#### Available records

::::

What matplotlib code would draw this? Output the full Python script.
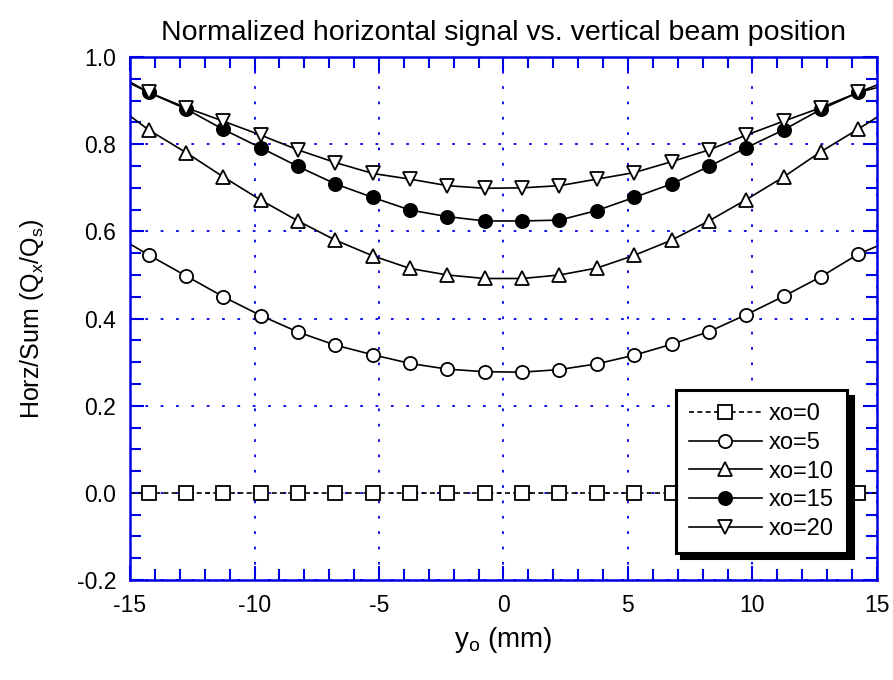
import matplotlib
matplotlib.use("Agg")
import matplotlib.pyplot as plt

plt.rcParams["font.family"] = ["Liberation Sans", "DejaVu Sans"]
plt.rcParams["mathtext.fontset"] = "custom"
plt.rcParams["mathtext.rm"] = "Liberation Sans"
plt.rcParams["mathtext.it"] = "Liberation Sans"

# beam position (mm); first and last entries are the curve ends at the frame
y0 = [-15, -14.25, -12.75, -11.25, -9.75, -8.25, -6.75, -5.25, -3.75, -2.25, -0.75,
      0.75, 2.25, 3.75, 5.25, 6.75, 8.25, 9.75, 11.25, 12.75, 14.25, 15]

xo0 = [0.0] * 22
xo5 = [0.571, 0.546, 0.498, 0.450, 0.407, 0.369, 0.339, 0.317, 0.297, 0.284, 0.278,
       0.277, 0.283, 0.296, 0.316, 0.341, 0.370, 0.409, 0.451, 0.496, 0.548, 0.566]
xo10 = [0.865, 0.833, 0.781, 0.725, 0.672, 0.624, 0.580, 0.544, 0.515, 0.500, 0.492,
        0.492, 0.500, 0.516, 0.545, 0.580, 0.624, 0.673, 0.725, 0.783, 0.835, 0.862]
xo15 = [0.940, 0.919, 0.881, 0.834, 0.792, 0.749, 0.709, 0.678, 0.649, 0.634, 0.624,
        0.624, 0.626, 0.648, 0.678, 0.709, 0.749, 0.792, 0.833, 0.880, 0.919, 0.930]
xo20 = [0.943, 0.919, 0.884, 0.853, 0.821, 0.787, 0.758, 0.733, 0.720, 0.705, 0.699,
        0.700, 0.705, 0.720, 0.735, 0.760, 0.787, 0.821, 0.853, 0.884, 0.919, 0.936]

labels = ["xo=0", "xo=5", "xo=10", "xo=15", "xo=20"]

blue = "#0000e6"

fig = plt.figure(figsize=(8.93, 6.8), dpi=100)
ax = fig.add_axes([0.1456, 0.147, 0.8364, 0.769])

marks = slice(1, -1)
common = dict(color="black", lw=1.2, ms=9.5, mew=1.3, markevery=marks)
ax.plot(y0, xo0, ls=(0, (3, 2)), marker="s", mfc="white", label=labels[0], **common)
ax.plot(y0, xo5, ls="-", marker="o", mfc="white", label=labels[1], **common)
ax.plot(y0, xo10, ls="-", marker="^", mfc="white", label=labels[2], **common)
ax.plot(y0, xo15, ls="-", marker="o", mfc="black", label=labels[3], **common)
ax.plot(y0, xo20, ls="-", marker="v", mfc="white", label=labels[4], **common)

ax.set_xlim(-15, 15)
ax.set_ylim(-0.2, 1.0)
ax.set_xticks([-15, -10, -5, 0, 5, 10, 15])
ax.set_xticks(range(-15, 16), minor=True)
ax.set_yticks([-0.2, 0.0, 0.2, 0.4, 0.6, 0.8, 1.0])
ax.set_yticks([i * 0.05 - 0.2 for i in range(25)], minor=True)
ax.set_xticklabels(["-15", "-10", "-5", "0", "5", "10", "15"])
ax.set_yticklabels(["-0.2", "0.0", "0.2", "0.4", "0.6", "0.8", "1.0"])

ax.tick_params(which="both", direction="in", top=True, right=True,
               color=blue, width=1.5, labelsize=16.5, labelcolor="black")
ax.tick_params(which="major", length=10, pad=10)
ax.tick_params(which="minor", length=8)
for s in ax.spines.values():
    s.set_color(blue)
    s.set_linewidth(1.8)

ax.grid(True, which="major", color=blue, ls=(0, (1.5, 7)), lw=1.3)

ax.set_title("Normalized horizontal signal vs. vertical beam position",
             fontsize=20.5, pad=12)
ax.set_xlabel(r"y$_{\mathregular{o}}$ (mm)", fontsize=20, labelpad=6)
ax.set_ylabel(r"Horz/Sum (Q$_{\mathregular{x}}$/Q$_{\mathregular{s}}$)",
              fontsize=18, labelpad=22)

leg = ax.legend(loc="lower right", bbox_to_anchor=(0.96, 0.052), borderaxespad=0,
                fontsize=17, handlelength=3.1, handletextpad=0.3, labelspacing=0.28,
                borderpad=0.55, fancybox=False, framealpha=1, edgecolor="black",
                shadow={"color": "black", "alpha": 1, "ox": 4, "oy": -4})
leg.get_frame().set_linewidth(2.2)

fig.savefig("out.png", dpi=100)
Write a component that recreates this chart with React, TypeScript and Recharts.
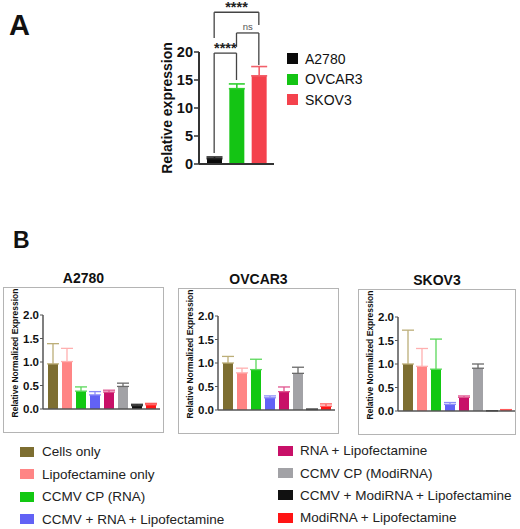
import { BarChart, Bar, XAxis, YAxis, ErrorBar, ReferenceLine } from "recharts";

const FONT = "'Liberation Sans', Arial, Helvetica, sans-serif";

// ---- panel A: relative expression per cell line
const cellLines = ["A2780", "OVCAR3", "SKOV3"];
const cellLineExpression = [0.95, 13.45, 15.75];
const cellLineSem = [0.3, 0.85, 1.65];
const cellLineColors = ["#0a0a0a", "#14c414", "#f4424d"];
const cellLineErrColors = ["#222222", "#2fd02f", "#f2606a"];
const expressionTicks = [0, 5, 10, 15, 20];

// significance brackets (y in data units)
const brackets = [
  { from: "A2780", to: "SKOV3", y: 27.1, leftEnd: 22.5, rightEnd: 24.8, text: "****" },
  { from: "OVCAR3", to: "SKOV3", y: 23.4, leftEnd: 20.9, rightEnd: 17.7, text: "ns" },
  { from: "A2780", to: "OVCAR3", y: 19.8, leftEnd: 1.96, rightEnd: 15.0, text: "****" },
];

// ---- panel B: normalized expression per treatment
const treatments = [
  "Cells only",
  "Lipofectamine only",
  "CCMV CP (RNA)",
  "CCMV + RNA + Lipofectamine",
  "RNA + Lipofectamine",
  "CCMV CP (ModiRNA)",
  "CCMV + ModiRNA + Lipofectamine",
  "ModiRNA + Lipofectamine",
];
const treatmentColors = ["#7d6e31", "#ff8585", "#12c812", "#6262f5", "#c81068", "#a2a2a6", "#111111", "#ff1414"];
const treatmentErrColors = ["#bcae78", "#ffb0b0", "#5ad85a", "#8c8cf8", "#e0548f", "#6a6a6a", "#333333", "#ff5a5a"];

const a2780Values = [0.96, 1.01, 0.38, 0.3, 0.36, 0.48, 0.07, 0.09];
const a2780Sem = [0.43, 0.28, 0.09, 0.07, 0.04, 0.07, 0.03, 0.03];
const ovcar3Values = [1.0, 0.79, 0.86, 0.26, 0.39, 0.78, 0.01, 0.08];
const ovcar3Sem = [0.14, 0.1, 0.22, 0.04, 0.1, 0.13, 0.01, 0.05];
const skov3Values = [1.0, 0.95, 0.89, 0.14, 0.29, 0.91, 0.005, 0.02];
const skov3Sem = [0.72, 0.38, 0.64, 0.04, 0.03, 0.09, 0.003, 0.01];
const normTicks = [0, 0.5, 1, 1.5, 2];

// one key per category so every bar gets its own colour and error bar colour
function buildRows(names: string[], values: number[], sems: number[]) {
  return names.map((name, i) => {
    const row: Record<string, unknown> = { name };
    row["v" + i] = values[i];
    row["e" + i] = [0, sems[i]];
    return row;
  });
}

function PanelB({ title, left, top, width, values, sems }: {
  title: string; left: number; top: number; width: number; values: number[]; sems: number[];
}) {
  const rows = buildRows(treatments, values, sems);
  return (
    <>
      <div style={{ position: "absolute", left, top: top - 17, width, textAlign: "center", fontSize: 14, fontWeight: 700, lineHeight: "16px", color: "#111" }}>
        {title}
      </div>
      <div style={{ position: "absolute", left, top, width, height: 146, border: "1px solid #b4b4b4", boxSizing: "border-box" }}>
        <div style={{ position: "absolute", left: 11, top: 65, transform: "translate(-50%,-50%) rotate(-90deg)", whiteSpace: "nowrap", fontSize: 8.5, fontWeight: 700, color: "#111" }}>
          Relative Normalized Expression
        </div>
        <div style={{ position: "absolute", left: -1, top: -1 }}>
          <BarChart width={width} height={146} data={rows} margin={{ top: 28, right: width - 157, bottom: 20, left: 0 }}>
            <XAxis dataKey="name" type="category" tick={false} tickLine={false} height={4}
              axisLine={{ stroke: "#555", strokeWidth: 1.5 }} padding={{ left: 3, right: 2 }} />
            <YAxis width={40} domain={[0, 2]} ticks={normTicks} interval={0}
              tickFormatter={(v: number) => v.toFixed(1)} tickSize={3} tickMargin={1}
              tick={{ fontSize: 11.5, fontWeight: 700, fill: "#111" }}
              axisLine={{ stroke: "#555", strokeWidth: 1.5 }} tickLine={{ stroke: "#555" }} />
            {treatments.map((t, i) => (
              <Bar key={t} dataKey={"v" + i} stackId="s" fill={treatmentColors[i]} barSize={10} isAnimationActive={false}>
                <ErrorBar dataKey={"e" + i} width={6} stroke={treatmentErrColors[i]} strokeWidth={1.3} direction="y" isAnimationActive={false} />
              </Bar>
            ))}
          </BarChart>
        </div>
      </div>
    </>
  );
}

export default function App() {
  const rowsA = buildRows(cellLines, cellLineExpression, cellLineSem);

  return (
    <div style={{ position: "absolute", left: 0, top: 0, width: 520, height: 529, background: "#fff", fontFamily: FONT, color: "#111", overflow: "hidden" }}>
      <div style={{ position: "absolute", left: 9, top: 11, fontSize: 29, fontWeight: 700, lineHeight: "29px" }}>A</div>

      <div style={{ position: "absolute", left: 150, top: 0 }}>
        <BarChart width={130} height={175} data={rowsA} margin={{ top: 52, right: 6, bottom: 6, left: 0 }}>
          <XAxis dataKey="name" type="category" tick={false} tickLine={false} height={5}
            axisLine={{ stroke: "#333", strokeWidth: 2 }} padding={{ left: 4, right: 4 }} />
          <YAxis width={49} domain={[0, 20]} ticks={expressionTicks} interval={0} tickSize={5} tickMargin={1}
            tick={{ fontSize: 14.5, fontWeight: 700, fill: "#111" }}
            axisLine={{ stroke: "#333", strokeWidth: 2 }} tickLine={{ stroke: "#333", strokeWidth: 1.5 }}
            label={{ value: "Relative expression", angle: -90, position: "insideLeft", offset: 17, style: { textAnchor: "middle", fontSize: 14, fontWeight: 700, fill: "#111" } }} />
          {cellLines.map((c, i) => (
            <Bar key={c} dataKey={"v" + i} stackId="s" fill={cellLineColors[i]} barSize={15} isAnimationActive={false}>
              <ErrorBar dataKey={"e" + i} width={8} stroke={cellLineErrColors[i]} strokeWidth={1.6} direction="y" isAnimationActive={false} />
            </Bar>
          ))}
          {brackets.map((b, i) => (
            <ReferenceLine key={"h" + i} ifOverflow="visible" stroke="#444" strokeWidth={1.3}
              segment={[{ x: b.from, y: b.y }, { x: b.to, y: b.y }]}
              label={{ value: b.text, position: "top", offset: b.text === "ns" ? 3 : 0, fill: b.text === "ns" ? "#555" : "#222", fontSize: b.text === "ns" ? 9.5 : 14.5, fontWeight: b.text === "ns" ? 400 : 700 }} />
          ))}
          {brackets.map((b, i) => (
            <ReferenceLine key={"l" + i} ifOverflow="visible" stroke="#444" strokeWidth={1.3}
              segment={[{ x: b.from, y: b.y }, { x: b.from, y: b.leftEnd }]} />
          ))}
          {brackets.map((b, i) => (
            <ReferenceLine key={"r" + i} ifOverflow="visible" stroke="#444" strokeWidth={1.3}
              segment={[{ x: b.to, y: b.y }, { x: b.to, y: b.rightEnd }]} />
          ))}
        </BarChart>
      </div>

      <div style={{ position: "absolute", left: 287, top: 48.5 }}>
        {cellLines.map((c, i) => (
          <div key={c} style={{ display: "flex", alignItems: "center", height: 20.5 }}>
            <div style={{ width: 11, height: 11, background: cellLineColors[i], marginRight: 7 }} />
            <span style={{ fontSize: 14 }}>{c}</span>
          </div>
        ))}
      </div>

      <div style={{ position: "absolute", left: 13, top: 229, fontSize: 23, fontWeight: 700, lineHeight: "23px" }}>B</div>

      <PanelB title="A2780" left={3} top={287} width={161} values={a2780Values} sems={a2780Sem} />
      <PanelB title="OVCAR3" left={178} top={288} width={161} values={ovcar3Values} sems={ovcar3Sem} />
      <PanelB title="SKOV3" left={358} top={289} width={158} values={skov3Values} sems={skov3Sem} />

      <div style={{ position: "absolute", left: 20, top: 440.5 }}>
        {treatments.slice(0, 4).map((t, i) => (
          <div key={t} style={{ display: "flex", alignItems: "center", height: 22.5 }}>
            <div style={{ width: 14, height: 10, background: treatmentColors[i], marginRight: 8 }} />
            <span style={{ fontSize: 13.5, color: "#222" }}>{t}</span>
          </div>
        ))}
      </div>
      <div style={{ position: "absolute", left: 278, top: 439.5 }}>
        {treatments.slice(4).map((t, i) => (
          <div key={t} style={{ display: "flex", alignItems: "center", height: 22.4 }}>
            <div style={{ width: 15, height: 10, background: treatmentColors[i + 4], marginRight: 7 }} />
            <span style={{ fontSize: 13.5, color: "#222" }}>{t}</span>
          </div>
        ))}
      </div>
    </div>
  );
}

::::

#### Work required
Take the lines from the first line of the entries through the line with "12.75, 14.25, 15]", inclusive, and give them again exactly, minus any pictures.

#### Final result
What matplotlib code would draw this? Output the full Python script.
import matplotlib
matplotlib.use("Agg")
import matplotlib.pyplot as plt

plt.rcParams["font.family"] = ["Liberation Sans", "DejaVu Sans"]
plt.rcParams["mathtext.fontset"] = "custom"
plt.rcParams["mathtext.rm"] = "Liberation Sans"
plt.rcParams["mathtext.it"] = "Liberation Sans"

# beam position (mm); first and last entries are the curve ends at the frame
y0 = [-15, -14.25, -12.75, -11.25, -9.75, -8.25, -6.75, -5.25, -3.75, -2.25, -0.75,
      0.75, 2.25, 3.75, 5.25, 6.75, 8.25, 9.75, 11.25, 12.75, 14.25, 15]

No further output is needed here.